Вы можете составить собственное мнение, выскажу мое: первый отрывок более аккуратный, более литературный, более однозначный. В старом варианте, например, с точки зрения литературности сомнителен пассаж: «Уже целых два — уже три месяца не может Национальное собрание решить вопрос: мир или война против австрийского императора и прусского короля.» Фразу не назовешь совсем неправильной, но все равно хочется спросить: как это — «мир против австрийского императора?» Баренкова таких небрежностей не допускает, но, с другой стороны, у нее текст более тяжеловесный, менее эмоциональный и менее «газетный», без той особой, свойственной прессе публицистической суперэмоциональности, когда кажется, что автор сам себя эмоционально взвинчивает: «жирондисты рвутся к войне... газеты вопят... роятся слухи...» У Баренковой гораздо более сдержанно: «Жирондисты настаивают на войне... обстановка накаляется... газеты раздувают шумиху... носятся самые невероятные слухи...»
Произведение Цвейга в любом случае — классика, которую стоит читать снова и снова. Этот автор не открывает нам новых материков.
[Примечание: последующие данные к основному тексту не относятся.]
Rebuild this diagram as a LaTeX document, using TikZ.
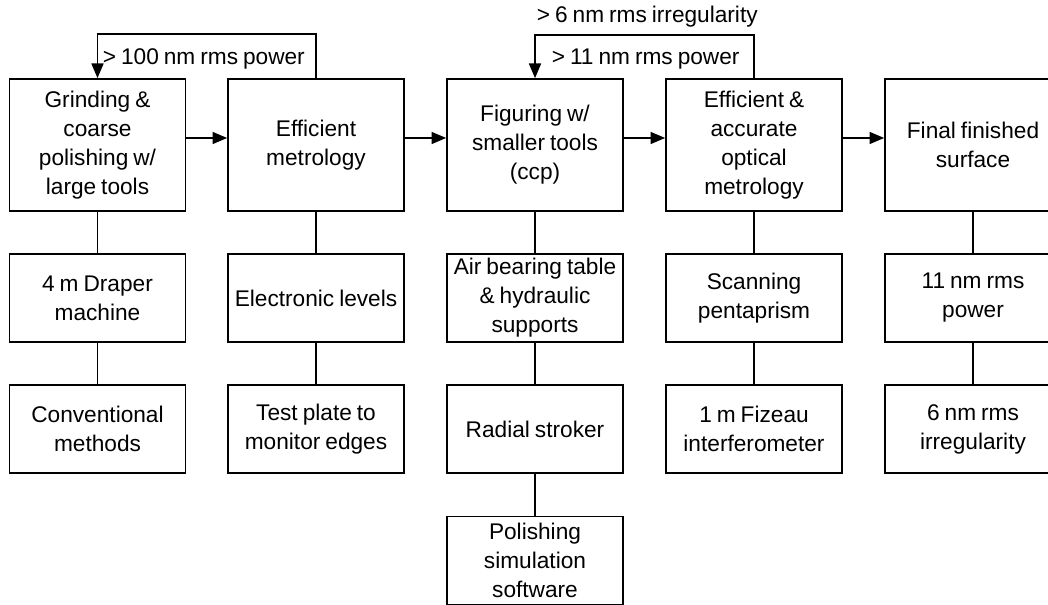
\documentclass[tikz,border=0pt]{standalone}
\usepackage{fontspec}
\setmainfont{Liberation Sans}
\usetikzlibrary{arrows.meta}
\newcommand{\boxfont}{\fontsize{17}{21.75}\selectfont\spaceskip=0.22em plus 0.05em\relax}

\begin{document}
\begin{tikzpicture}[x=0.75pt,y=-0.75pt,line width=1.25pt,font=\boxfont,
    stage/.style={draw,align=center,minimum width=132pt,minimum height=99pt,inner sep=2pt},
    tool/.style={draw,align=center,minimum width=132pt,minimum height=66pt,inner sep=2pt},
    arr/.style={-{Triangle[length=11pt,width=9pt]}}]
        \clip (0,0) rectangle (1048,605);
        % process stages
        \node[stage] (grind) at (97.5,145){Grinding \&\\coarse\\polishing w/\\large tools};
        \node[stage] (met) at (316,145){Efficient\\metrology};
        \node[stage] (fig) at (535,145){Figuring w/\\smaller tools\\(ccp)};
        \node[stage] (optmet) at (754,145){Efficient \&\\accurate\\optical\\metrology};
        \node[stage] (final) at (973,145){Final finished\\surface};
        % equipment and results below each stage
        \node[tool] (draper) at (97.5,298){4 m Draper\\machine};
        \node[tool] (conv) at (97.5,429){Conventional\\methods};
        \node[tool] (levels) at (316,298){Electronic levels};
        \node[tool] (plate) at (316,429){Test plate to\\monitor edges};
        \node[tool] (airtab) at (535,298){Air bearing table\\\& hydraulic\\supports};
        \node[tool] (stroker) at (535,429){Radial stroker};
        \node[tool] (polsim) at (535,560.5){Polishing\\simulation\\software};
        \node[tool] (penta) at (754,298){Scanning\\pentaprism};
        \node[tool] (fizeau) at (754,429){1 m Fizeau\\interferometer};
        \node[tool] (power) at (973,298){11 nm rms\\power};
        \node[tool] (irreg) at (973,429){6 nm rms\\irregularity};
        \foreach \a/\b in {grind/draper,draper/conv,met/levels,levels/plate,fig/airtab,airtab/stroker,
            stroker/polsim,optmet/penta,penta/fizeau,final/power,power/irreg}
            \draw (\a.south)--(\b.north);
        % main flow
        \foreach \a/\b in {grind/met,met/fig,fig/optmet,optmet/final}
            \draw[arr] ([yshift=5.25pt]\a.east)--([yshift=5.25pt]\b.west);
        % feedback loops
        \draw[arr] (met.north)--++(0,-44)-|(grind.north);
        \node[anchor=west,inner sep=0pt] (fbgrind) at (102,59){> 100 nm rms power};
        \draw[arr] (optmet.north)--++(0,-43)-|(fig.north);
        \node[anchor=west,inner sep=0pt] (fbpower) at (551,59){> 11 nm rms power};
        \node[anchor=west,inner sep=0pt] (fbirreg) at (536,17){> 6 nm rms irregularity};
      \end{tikzpicture}
\end{document}
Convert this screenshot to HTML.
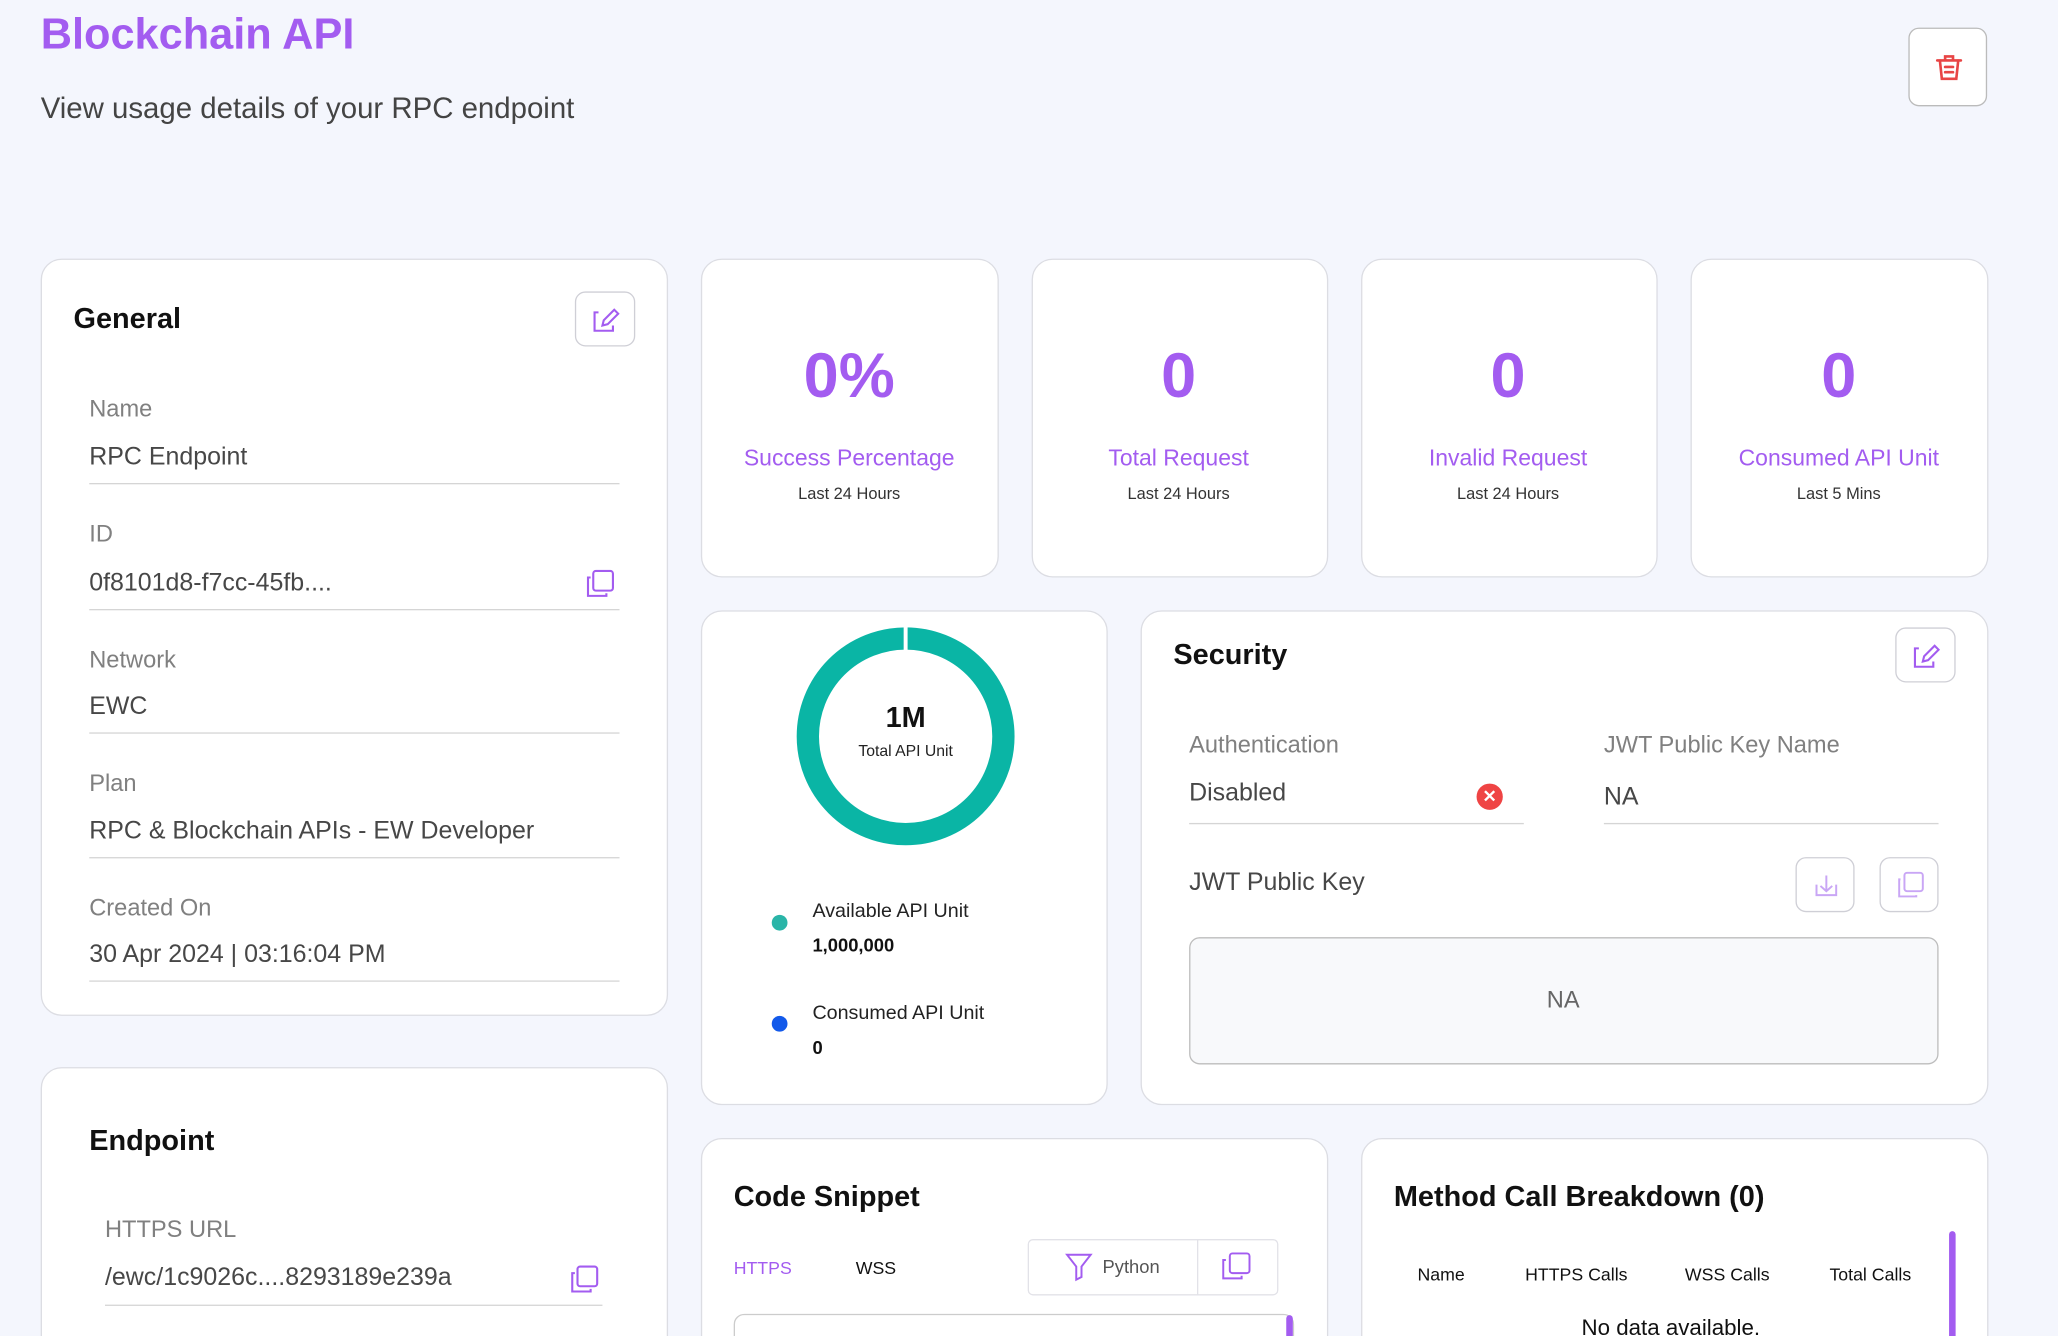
<!DOCTYPE html>
<html><head><meta charset="utf-8"><style>
*{margin:0;padding:0;box-sizing:border-box}
html,body{width:2058px;height:1336px;overflow:hidden;background:#f4f6fd}
#w{width:1568px;height:1018px;overflow:hidden;transform:scale(1.3125);transform-origin:0 0;position:relative;font-family:"Liberation Sans",Arial,sans-serif;color:#333}
.a{position:absolute}
.card{position:absolute;background:#fff;border:1px solid #dcdde3;border-radius:16px}
.t{position:absolute;white-space:nowrap;transform:translateY(-50%)}
.c{transform:translate(-50%,-50%)}
.lbl{font-size:18px;color:#808080}
.val{font-size:19px;color:#474747}
.ln{position:absolute;height:1px;background:#d5d5d5}
.btn{position:absolute;border:1px solid #cfcfd6;border-radius:8px;background:#fff}
.h{font-weight:bold;font-size:22px;color:#111}
.num{font-size:48px;font-weight:bold;color:#a35cf0}
.pl{font-size:17.5px;color:#a35cf0}
.sub{font-size:12.5px;color:#333}
</style></head><body><div id="w">
<div class="t" style="left:31px;top:26px;font-size:33px;font-weight:bold;color:#a35cf0">Blockchain API</div>
<div class="t" style="left:31px;top:83px;font-size:22.4px;color:#444">View usage details of your RPC endpoint</div>
<div class="btn" style="left:1454px;top:21px;width:60px;height:60px;border-color:#bbb">
<svg width="60" height="60" viewBox="0 0 60 60"><g fill="none" stroke="#e84545" stroke-width="2" stroke-linecap="round"><path d="M21 24h18M27 24v-3h6v3M23 24l1.5 14h11L37 24M27 29h6M27 33h6"/></g></svg></div>

<div class="card" style="left:31px;top:197px;width:478px;height:577px"></div>
<div class="t h" style="left:56px;top:243px">General</div>
<div class="btn" style="left:438px;top:222px;width:46px;height:42px"><svg width="46" height="42"><g fill="none" stroke="#a35cf0" stroke-width="1.6"><path d="M17 15h-3v14h14v-4"/><path d="M20 25l1-4 8-8 3 3-8 8z"/></g></svg></div>
<div class="t lbl" style="left:68px;top:312px">Name</div><div class="t val" style="left:68px;top:349px">RPC Endpoint</div><div class="ln" style="left:68px;top:368px;width:404px"></div>
<div class="t lbl" style="left:68px;top:407px">ID</div><div class="t val" style="left:68px;top:445px">0f8101d8-f7cc-45fb....</div><div class="ln" style="left:68px;top:464px;width:404px"></div>
<svg class="a" style="left:446px;top:434px" width="24" height="22"><g fill="none" stroke="#a35cf0" stroke-width="1.6"><rect x="6" y="1" width="15" height="15" rx="2"/><path d="M4 6H2v14h14v-2"/></g></svg>
<div class="t lbl" style="left:68px;top:503px">Network</div><div class="t val" style="left:68px;top:539px">EWC</div><div class="ln" style="left:68px;top:558px;width:404px"></div>
<div class="t lbl" style="left:68px;top:597px">Plan</div><div class="t val" style="left:68px;top:634px">RPC &amp; Blockchain APIs - EW Developer</div><div class="ln" style="left:68px;top:653px;width:404px"></div>
<div class="t lbl" style="left:68px;top:692px">Created On</div><div class="t val" style="left:68px;top:728px">30 Apr 2024 | 03:16:04 PM</div><div class="ln" style="left:68px;top:747px;width:404px"></div>

<div class="card" style="left:31px;top:813px;width:478px;height:225px"></div>
<div class="t h" style="left:68px;top:869px">Endpoint</div>
<div class="t lbl" style="left:80px;top:937px">HTTPS URL</div><div class="t val" style="left:80px;top:974px">/ewc/1c9026c....8293189e239a</div><div class="ln" style="left:80px;top:994px;width:379px"></div>
<svg class="a" style="left:434px;top:964px" width="24" height="22"><g fill="none" stroke="#a35cf0" stroke-width="1.6"><rect x="6" y="1" width="15" height="15" rx="2"/><path d="M4 6H2v14h14v-2"/></g></svg>

<div class="card" style="left:534px;top:197px;width:227px;height:243px"></div>
<div class="card" style="left:786px;top:197px;width:226px;height:243px"></div>
<div class="card" style="left:1037px;top:197px;width:226px;height:243px"></div>
<div class="card" style="left:1288px;top:197px;width:227px;height:243px"></div>
<div class="t c num" style="left:647px;top:287px">0%</div><div class="t c pl" style="left:647px;top:349px">Success Percentage</div><div class="t c sub" style="left:647px;top:376px">Last 24 Hours</div>
<div class="t c num" style="left:898px;top:287px">0</div><div class="t c pl" style="left:898px;top:349px">Total Request</div><div class="t c sub" style="left:898px;top:376px">Last 24 Hours</div>
<div class="t c num" style="left:1149px;top:287px">0</div><div class="t c pl" style="left:1149px;top:349px">Invalid Request</div><div class="t c sub" style="left:1149px;top:376px">Last 24 Hours</div>
<div class="t c num" style="left:1401px;top:287px">0</div><div class="t c pl" style="left:1401px;top:349px">Consumed API Unit</div><div class="t c sub" style="left:1401px;top:376px">Last 5 Mins</div>

<div class="card" style="left:534px;top:465px;width:310px;height:377px"></div>
<svg class="a" style="left:600px;top:471px" width="180" height="180"><circle cx="90" cy="90" r="74.5" fill="none" stroke="#0ab5a5" stroke-width="17"/><rect x="88.5" y="5" width="3" height="20" fill="#fff"/></svg>
<div class="t c" style="left:690px;top:547px;font-size:22px;font-weight:bold;color:#111">1M</div>
<div class="t c" style="left:690px;top:572px;font-size:12px;color:#222">Total API Unit</div>
<div class="a" style="left:588px;top:697px;width:12px;height:12px;border-radius:50%;background:#2ab5a8"></div>
<div class="t" style="left:619px;top:694px;font-size:15px;color:#222">Available API Unit</div>
<div class="t" style="left:619px;top:720px;font-size:14px;font-weight:bold;color:#111">1,000,000</div>
<div class="a" style="left:588px;top:774px;width:12px;height:12px;border-radius:50%;background:#1259ea"></div>
<div class="t" style="left:619px;top:772px;font-size:15px;color:#222">Consumed API Unit</div>
<div class="t" style="left:619px;top:798px;font-size:14px;font-weight:bold;color:#111">0</div>

<div class="card" style="left:869px;top:465px;width:646px;height:377px"></div>
<div class="t h" style="left:894px;top:499px">Security</div>
<div class="btn" style="left:1444px;top:478px;width:46px;height:42px"><svg width="46" height="42"><g fill="none" stroke="#a35cf0" stroke-width="1.6"><path d="M17 15h-3v14h14v-4"/><path d="M20 25l1-4 8-8 3 3-8 8z"/></g></svg></div>
<div class="t lbl" style="left:906px;top:568px">Authentication</div><div class="t val" style="left:906px;top:605px">Disabled</div><div class="ln" style="left:906px;top:627px;width:255px"></div>
<div class="a" style="left:1125px;top:597px;width:20px;height:20px;border-radius:50%;background:#ef4444;color:#fff;font-size:13px;text-align:center;line-height:20px;font-weight:bold">✕</div>
<div class="t lbl" style="left:1222px;top:568px">JWT Public Key Name</div><div class="t val" style="left:1222px;top:608px">NA</div><div class="ln" style="left:1222px;top:627px;width:255px"></div>
<div class="t val" style="left:906px;top:673px">JWT Public Key</div>
<div class="btn" style="left:1368px;top:653px;width:45px;height:42px"><svg width="45" height="42"><g fill="none" stroke="#c9a6f5" stroke-width="1.5"><path d="M15 20v8h15v-8M22.5 13v12M18 21l4.5 4 4.5-4"/></g></svg></div>
<div class="btn" style="left:1432px;top:653px;width:45px;height:42px"><svg width="45" height="42"><g fill="none" stroke="#c9a6f5" stroke-width="1.5"><rect x="18" y="11" width="14" height="14" rx="2"/><path d="M15 16h-1v13h13v-1"/></g></svg></div>
<div class="a" style="left:906px;top:714px;width:571px;height:97px;background:#f8f9fb;border:1px solid #bdbdbd;border-radius:8px"></div>
<div class="t c" style="left:1191px;top:762px;font-size:18px;color:#666">NA</div>

<div class="card" style="left:534px;top:867px;width:478px;height:171px"></div>
<div class="t h" style="left:559px;top:912px">Code Snippet</div>
<div class="t" style="left:559px;top:966px;font-size:13.5px;color:#a35cf0">HTTPS</div>
<div class="t" style="left:652px;top:966px;font-size:13.5px;color:#111">WSS</div>
<div class="a" style="left:783px;top:944px;width:191px;height:43px;border:1px solid #e2e2e8;border-radius:4px"></div>
<div class="a" style="left:912px;top:944px;width:1px;height:43px;background:#e2e2e8"></div>
<svg class="a" style="left:810px;top:953px" width="24" height="24"><path d="M3 3h18l-7 9v8l-4 2V12z" fill="none" stroke="#a35cf0" stroke-width="1.5"/></svg>
<div class="t" style="left:840px;top:965px;font-size:14px;color:#555">Python</div>
<svg class="a" style="left:930px;top:953px" width="24" height="24"><g fill="none" stroke="#a35cf0" stroke-width="1.5"><rect x="7" y="2" width="15" height="15" rx="2"/><path d="M4 7H2v14h14v-2"/></g></svg>
<div class="a" style="left:559px;top:1001px;width:427px;height:30px;border:1px solid #ccc;border-radius:8px"></div>
<div class="a" style="left:980px;top:1002px;width:5px;height:20px;background:#a35cf0;border-radius:3px"></div>

<div class="card" style="left:1037px;top:867px;width:478px;height:171px"></div>
<div class="t h" style="left:1062px;top:912px">Method Call Breakdown (0)</div>
<div class="t c" style="left:1098px;top:971px;font-size:13.5px;color:#111">Name</div>
<div class="t c" style="left:1201px;top:971px;font-size:13.5px;color:#111">HTTPS Calls</div>
<div class="t c" style="left:1316px;top:971px;font-size:13.5px;color:#111">WSS Calls</div>
<div class="t c" style="left:1425px;top:971px;font-size:13.5px;color:#111">Total Calls</div>
<div class="t c" style="left:1273px;top:1012px;font-size:17px;color:#111">No data available.</div>
<div class="a" style="left:1485px;top:938px;width:5px;height:85px;background:#a35cf0;border-radius:3px"></div>
</div></body></html>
Его сильная сторона — в другом: он на каждый исхоженный вдоль и поперек клочок исторического континента ступает с восторгом первооткрывателя. Если читателю удается заразиться этим чувством — значит, книга прочитана правильно. В каком стиле она переведена — более литературном, более сдержанном и вместе с тем точном, — или в более небрежном, более эмоциональном, менее однозначном, — это уже личный выбор или личное везение читателя. В любом случае я поздравляю нас с новым прочтением старого, давно и заслуженно любимого классического сборника.